Valentine Fennell Bowler was born in 1894 on Annandayle Station, the family property near Holbrook, Germanton, New South Wales to parents Samuel Patrick and Mary Catherine Bowler (nee Fallon). Val, as he was known, was the second eldest of six boys, with an elder brother John and younger brothers Harold, Samuel, Cyril and Kenneth. Sadly his father Samuel died in 1903, when Val was just eight years old. Val attended St Ignatius Catholic College in Riverview, Sydney and obtained rural training at Wagga Wagga Experimental Farm. At the time of his enlistment he was a grazier on the family station and had also previously served one year of compulsory service with the 44th Infantry.

Val successfully enlisted in the AIF in Liverpool on January 27th 1915 by increasing his age to 22, although he was only 20 at the time. He was posted to the 2nd Reinforcements to the 1st Australian Light Horse Regiment with the rank of Trooper, and embarked from Sydney aboard HMAT Anglo-Egyptian on February 8th. He saw war service in Egypt prior to being sent to Gallipoli, where his regiment relieved the 2nd Light Horse at Pope’s Post. His younger brother Harold also put his age up to enlist.

Val was taken on strength at Gallipoli with the 1st Light Horse Regiment from his 2nd Reinforcements on July 15th 1915, and on August 3rd the 1st Light Horse began relieving the 2nd Light Horse at Pope’s Post.
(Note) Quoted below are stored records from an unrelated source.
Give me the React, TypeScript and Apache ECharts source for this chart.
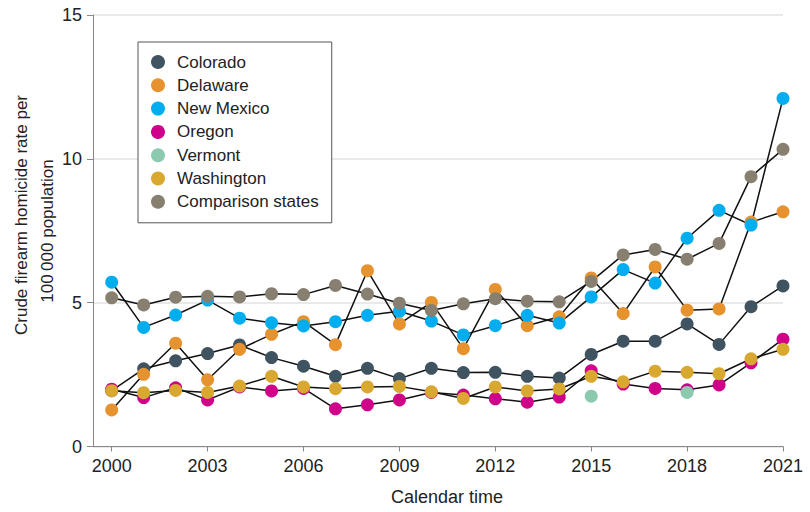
import React, { useEffect, useRef } from 'react';
import * as echarts from 'echarts';

const years = [
  2000, 2001, 2002, 2003, 2004, 2005, 2006, 2007, 2008, 2009, 2010,
  2011, 2012, 2013, 2014, 2015, 2016, 2017, 2018, 2019, 2020, 2021,
];
const yearTicks = [2000, 2003, 2006, 2009, 2012, 2015, 2018, 2021];

const colorado = [1.94, 2.7, 2.98, 3.23, 3.53, 3.09, 2.79, 2.44, 2.72, 2.36, 2.72, 2.57, 2.58, 2.44, 2.38, 3.2, 3.66, 3.66, 4.26, 3.55, 4.86, 5.58];
const delaware = [1.27, 2.51, 3.59, 2.32, 3.38, 3.9, 4.34, 3.54, 6.11, 4.26, 5.01, 3.4, 5.46, 4.2, 4.51, 5.86, 4.62, 6.24, 4.74, 4.78, 7.8, 8.16];
const newMexico = [5.71, 4.14, 4.57, 5.09, 4.46, 4.3, 4.19, 4.34, 4.56, 4.7, 4.36, 3.88, 4.2, 4.56, 4.29, 5.2, 6.15, 5.68, 7.24, 8.21, 7.7, 12.1];
const oregon = [1.99, 1.7, 2.04, 1.62, 2.07, 1.93, 2.02, 1.31, 1.45, 1.62, 1.88, 1.79, 1.66, 1.54, 1.72, 2.63, 2.17, 2.02, 1.97, 2.14, 2.91, 3.73];
const vermont = [null, null, null, null, null, null, null, null, null, null, null, null, null, null, null, 1.75, null, null, 1.88, null, null, null];
const washington = [1.94, 1.87, 1.95, 1.88, 2.1, 2.44, 2.07, 2.01, 2.07, 2.09, 1.9, 1.67, 2.07, 1.93, 2.0, 2.44, 2.25, 2.62, 2.58, 2.53, 3.05, 3.38];
const comparison = [5.17, 4.92, 5.19, 5.22, 5.2, 5.31, 5.28, 5.6, 5.3, 4.98, 4.73, 4.96, 5.14, 5.05, 5.03, 5.74, 6.66, 6.85, 6.51, 7.06, 9.38, 10.33];

const seriesDefs = [
  { name: 'Colorado', values: colorado, color: '#3f5360' },
  { name: 'Delaware', values: delaware, color: '#e6922e' },
  { name: 'New Mexico', values: newMexico, color: '#00aeef' },
  { name: 'Oregon', values: oregon, color: '#d0008a' },
  { name: 'Vermont', values: vermont, color: '#8ccab0' },
  { name: 'Washington', values: washington, color: '#d8a830' },
  { name: 'Comparison states', values: comparison, color: '#877f70' },
];

const FONT = '"Liberation Sans", Arial, sans-serif';

const App: React.FC = () => {
  const chartRef = useRef<HTMLDivElement>(null);

  useEffect(() => {
    if (!chartRef.current) return;
    const chart = echarts.init(chartRef.current, undefined, { renderer: 'svg' });

    const option = {
      animation: false,
      backgroundColor: '#fff',
      textStyle: { fontFamily: FONT },
      grid: { left: 93, right: 27, top: 15, bottom: 65.5 },
      legend: {
        orient: 'vertical',
        left: 138,
        top: 42,
        padding: [11.5, 13, 12.5, 13],
        itemGap: 6.3,
        itemWidth: 14,
        itemHeight: 14,
        icon: 'circle',
        borderColor: '#555',
        borderWidth: 1,
        backgroundColor: '#fff',
        itemStyle: { borderWidth: 0 },
        textStyle: {
          fontFamily: FONT,
          fontSize: 17,
          color: '#222',
          padding: [0, 0, 0, 7],
        },
        data: seriesDefs.map((s) => s.name),
      },
      xAxis: {
        type: 'value',
        min: 1999.415,
        max: 2021,
        axisLine: { show: true, lineStyle: { color: '#888', width: 1 } },
        axisTick: { show: true, length: 5, customValues: yearTicks, lineStyle: { color: '#888' } },
        axisLabel: {
          customValues: yearTicks,
          margin: 10,
          fontSize: 18,
          color: '#222',
          fontFamily: FONT,
          formatter: (v: number) => String(v),
        },
        splitLine: { show: false },
      },
      yAxis: {
        type: 'value',
        min: 0,
        max: 15,
        interval: 5,
        axisLine: { show: true, lineStyle: { color: '#888', width: 1 } },
        axisTick: { show: true, length: 6, lineStyle: { color: '#888' } },
        axisLabel: { margin: 11, fontSize: 18, color: '#222', fontFamily: FONT },
        splitLine: { show: true, lineStyle: { color: '#e2e2e2', width: 1.5 } },
      },
      graphic: [
        {
          type: 'text',
          x: 21.5,
          y: 215,
          rotation: Math.PI / 2,
          style: {
            text: 'Crude firearm homicide rate per',
            fontFamily: FONT,
            fontSize: 17,
            fill: '#222',
            textAlign: 'center',
            textVerticalAlign: 'middle',
          },
        },
        {
          type: 'text',
          x: 47.5,
          y: 231,
          rotation: Math.PI / 2,
          style: {
            text: '100\u2009000 population',
            fontFamily: FONT,
            fontSize: 17,
            fill: '#222',
            textAlign: 'center',
            textVerticalAlign: 'middle',
          },
        },
        {
          type: 'text',
          x: 447,
          y: 497,
          style: {
            text: 'Calendar time',
            fontFamily: FONT,
            fontSize: 18,
            fill: '#222',
            textAlign: 'center',
            textVerticalAlign: 'middle',
          },
        },
      ],
      series: seriesDefs.map((s) => ({
        name: s.name,
        type: 'line',
        data: years.map((y, i) => [y, s.values[i]]),
        connectNulls: false,
        clip: false,
        symbol: 'circle',
        symbolSize: 13,
        showAllSymbol: true,
        itemStyle: { color: s.color, borderWidth: 0 },
        lineStyle: { color: '#111', width: 1.5 },
        emphasis: { disabled: true },
      })),
    };

    chart.setOption(option);
    return () => {
      chart.dispose();
    };
  }, []);

  return (
    <div
      ref={chartRef}
      style={{ position: 'fixed', left: 0, top: 0, width: 810, height: 512 }}
    />
  );
};

export default App;
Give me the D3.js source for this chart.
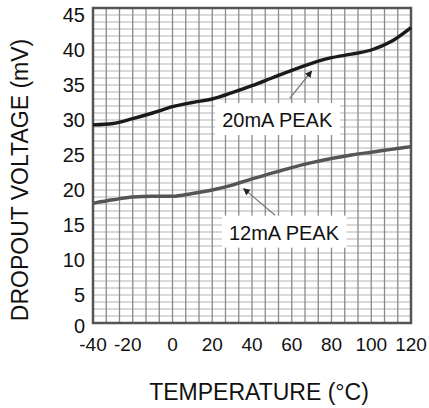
<!DOCTYPE html>
<html>
<head>
<meta charset="utf-8">
<script src="https://cdn.jsdelivr.net/npm/d3@7"></script>
<style>
  body { margin: 0; background: #fff; }
  text { font-family: "Liberation Sans", Arial, sans-serif; fill: #111; }
</style>
</head>
<body>
<svg id="chart" width="429" height="408"></svg>
<script>
// data (temperature in degC, dropout in mV)
const temps = [-40, -30, -20, -10, 0, 10, 20, 30, 40, 50, 60, 70, 80, 90, 100, 110, 120];
const peak20 = [28.3, 28.5, 29.2, 30.0, 30.9, 31.5, 32.0, 32.9, 33.9, 35.0, 36.1, 37.1, 37.9, 38.4, 39.0, 40.2, 42.2];
const peak12 = [17.1, 17.6, 18.0, 18.1, 18.1, 18.5, 19.0, 19.7, 20.6, 21.4, 22.2, 22.9, 23.5, 24.0, 24.4, 24.8, 25.2];
const xTicks = [-40, -20, 0, 20, 40, 60, 80, 100, 120];
const yTicks = [0, 5, 10, 15, 20, 25, 30, 35, 40, 45];

const width = 429, height = 408;
const margin = { top: 8, right: 18, bottom: 85, left: 93 };

const svg = d3.select('#chart');

const x = d3.scaleLinear().domain([-40, 120]).range([margin.left, width - margin.right]);
const y = d3.scaleLinear().domain([0, 45]).range([height - margin.bottom, margin.top]);

// grid: horizontal every 1 mV, vertical every 20/3 degC
const grid = svg.append('g');
grid.selectAll('.hl')
  .data(d3.range(1, 45))
  .enter()
  .append('line')
  .attr('x1', x(-40)).attr('x2', x(120))
  .attr('y1', d => y(d)).attr('y2', d => y(d))
  .attr('stroke', '#b4b4b4')
  .attr('stroke-width', 1.2);

grid.selectAll('.vl')
  .data(d3.range(1, 24).map(i => -40 + i * 20 / 3))
  .enter()
  .append('line')
  .attr('x1', d => x(d)).attr('x2', d => x(d))
  .attr('y1', y(0)).attr('y2', y(45))
  .attr('stroke', '#8a8a8a')
  .attr('stroke-width', 1.3);

svg.append('rect')
  .attr('x', x(-40)).attr('y', y(45))
  .attr('width', x(120) - x(-40)).attr('height', y(0) - y(45))
  .attr('fill', 'none')
  .attr('stroke', '#555')
  .attr('stroke-width', 2.5);

// label boxes + arrows
function note(label, tx, ty, from, to) {
  const g = svg.append('g');
  const t = g.append('text')
    .attr('x', x(tx)).attr('y', y(ty))
    .attr('font-size', 20)
    .text(label);
  const b = t.node().getBBox();
  g.insert('rect', 'text')
    .attr('x', b.x - 7).attr('y', b.y - 6)
    .attr('width', b.width + 14).attr('height', b.height + 10)
    .attr('fill', '#fff');
  g.append('line')
    .attr('x1', x(from[0])).attr('y1', y(from[1]))
    .attr('x2', x(to[0])).attr('y2', y(to[1]))
    .attr('stroke', '#777')
    .attr('stroke-width', 1.2)
    .attr('marker-end', 'url(#arrow)');
}

svg.append('defs').append('marker')
  .attr('id', 'arrow')
  .attr('viewBox', '0 0 10 10')
  .attr('refX', 9).attr('refY', 5)
  .attr('markerWidth', 7).attr('markerHeight', 7)
  .attr('markerUnits', 'userSpaceOnUse')
  .attr('orient', 'auto')
  .append('path')
  .attr('d', 'M0,0L10,5L0,10z')
  .attr('fill', '#222');

note('20mA PEAK', 25, 28, [59, 32.1], [70, 36.0]);
note('12mA PEAK', 28.4, 11.9, [51.6, 15.4], [35.8, 19.2]);

// curves
const line = d3.line()
  .x((d, i) => x(temps[i]))
  .y(d => y(d))
  .curve(d3.curveMonotoneX);

svg.append('path')
  .attr('d', line(peak20))
  .attr('fill', 'none')
  .attr('stroke', '#1a1a1a')
  .attr('stroke-width', 3.4);

svg.append('path')
  .attr('d', line(peak12))
  .attr('fill', 'none')
  .attr('stroke', '#555')
  .attr('stroke-width', 3.4);

// tick labels
svg.selectAll('.yt')
  .data(yTicks)
  .enter()
  .append('text')
  .attr('x', margin.left - 8)
  .attr('y', d => y(d) + (d === 0 ? 3 : 7))
  .attr('dy', '0.35em')
  .attr('text-anchor', 'end')
  .attr('font-size', 20)
  .text(d => d);

svg.selectAll('.xt')
  .data(xTicks)
  .enter()
  .append('text')
  .attr('x', d => x(d) - (d === -20 ? 5 : 0))
  .attr('y', y(0) + 28)
  .attr('text-anchor', 'middle')
  .attr('font-size', 19)
  .text(d => d);

// axis titles
svg.append('text')
  .attr('x', 259)
  .attr('y', 400)
  .attr('text-anchor', 'middle')
  .attr('font-size', 23)
  .text('TEMPERATURE (°C)');

svg.append('text')
  .attr('transform', 'translate(28,180) rotate(-90)')
  .attr('text-anchor', 'middle')
  .attr('font-size', 23)
  .text('DROPOUT VOLTAGE (mV)');
</script>
</body>
</html>
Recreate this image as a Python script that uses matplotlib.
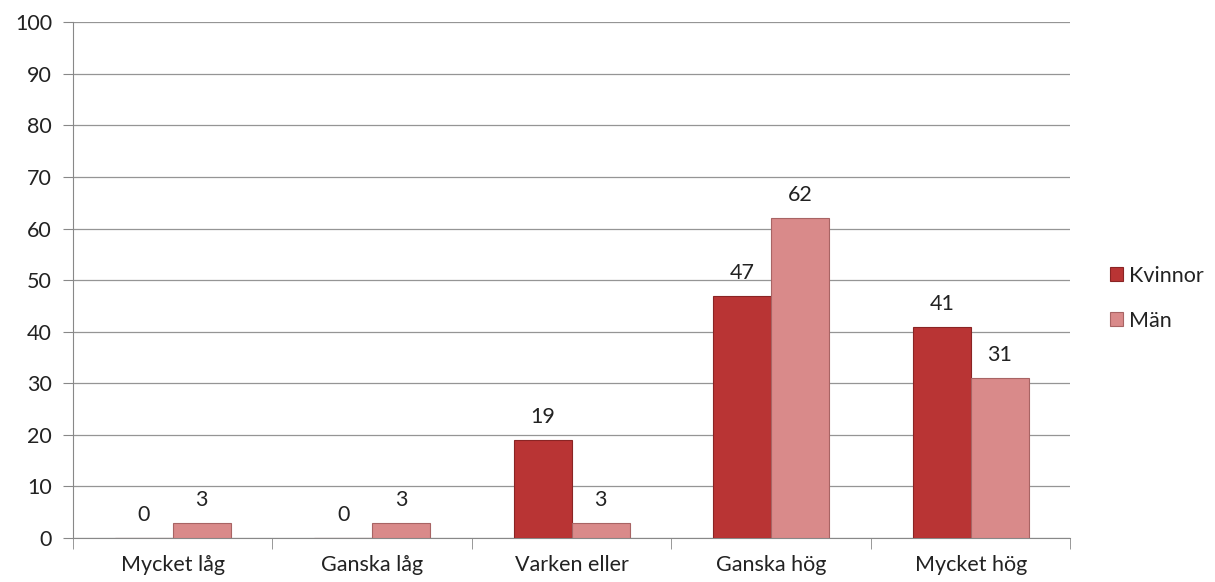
import numpy as np
import matplotlib.pyplot as plt

categories = ['Mycket låg', 'Ganska låg', 'Varken eller', 'Ganska hög', 'Mycket hög']
kvinnor = [0, 0, 19, 47, 41]
man = [3, 3, 3, 62, 31]

plt.rcParams['font.family'] = ['Lato', 'DejaVu Sans']
plt.rcParams['text.color'] = '#222222'
plt.rcParams['xtick.labelcolor'] = '#222222'
plt.rcParams['ytick.labelcolor'] = '#222222'
fs = 15.5

fig = plt.figure(figsize=(12.15, 5.82), dpi=100)
ax = fig.add_axes([0.060, 0.0756, 0.821, 0.886])

x = np.arange(len(categories))
w = 0.29
b1 = ax.bar(x - w / 2, kvinnor, w, color='#b93434', edgecolor='#8a2424', linewidth=0.8, label='Kvinnor', zorder=3)
b2 = ax.bar(x + w / 2, man, w, color='#d98a8a', edgecolor='#a86464', linewidth=0.8, label='Män', zorder=3)

for bars in (b1, b2):
    for r in bars:
        h = r.get_height()
        ax.text(r.get_x() + r.get_width() / 2, h + 2.5, f'{h:g}', ha='center', va='bottom',
                fontsize=fs)

ax.set_xlim(-0.5, len(categories) - 0.5)
ax.set_ylim(0, 100)
ax.set_yticks(np.arange(0, 101, 10))
ax.set_xticks(x)
ax.set_xticklabels(categories)
ax.set_xticks(np.arange(-0.5, len(categories), 1), minor=True)
ax.tick_params(axis='x', which='major', length=0, pad=12, labelsize=fs)
ax.tick_params(axis='x', which='minor', length=8, color='#888888')
ax.tick_params(axis='y', length=7, color='#888888', labelsize=fs, pad=8)

ax.grid(axis='y', color='#959595', linewidth=0.9, zorder=0)
for s in ['top', 'right']:
    ax.spines[s].set_visible(False)
ax.spines['left'].set_color('#888888')
ax.spines['bottom'].set_color('#888888')

ax.legend(loc='center left', bbox_to_anchor=(1.02, 0.465), frameon=False, fontsize=fs,
          handlelength=0.6, handleheight=0.6, handletextpad=0.3, labelspacing=1.15)

plt.savefig('out.png')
On August 7th the 1st Light Horse attacked the Turkish trenches opposite Pope’s Hill in support of the major attack by the 3rd Light Horse at the Nek. This support attack was at a great human cost to his regiment with 27 dead, 99 wounded and 32 missing officers and men, however Charles Bean records the number of casualties as 154 from an original attacking party of 200.

Grave of Valentine Fennell Bowler in Beach Cemetery, Gallipoli

Val was killed on August 7th 1915 by a sniper whilst on sentry duty following the day’s strong fighting. Of his death, Private Walter John Hudson wrote, “At about 9.50 on the night of the 7th August, Bowler told me he was feeling ill – generally run down. At about 10 oclock, myself and Bowler went to our posts in the trench at Pope’s Hill, the two posts being within 20 yards of each other. Within a few minutes Bowler was shot through the head…” Val was taken to the Casualty Clearing Station where Private John Francis “Frank” Purtell, a mate of his, stayed with him until he passed away around two hours later. Frank later gave Val’s kit to his brother Harold, who served in the 12th Light Horse Regiment before being transferred to the 5th Field Artillery Brigade. Like Val, Frank was born in Holbrook and they possibly knew each other prior to both being posted to the 2nd Reinforcements to the 1st Australian Light Horse Regiment, where they embarked together and fought together at Gallipoli, where Val was killed. Val was buried at Beach Cemetery on the southern point of ANZAC Cove the following day by Chaplain Reverend McPhee. He was just 21 years old.

Val’s brother Harold survived the war and at the time of his discharge was in training as a flying officer pilot with the rank of Second Lieutenant on probation with No. 6 Training Squadron, Australian Flying Corps.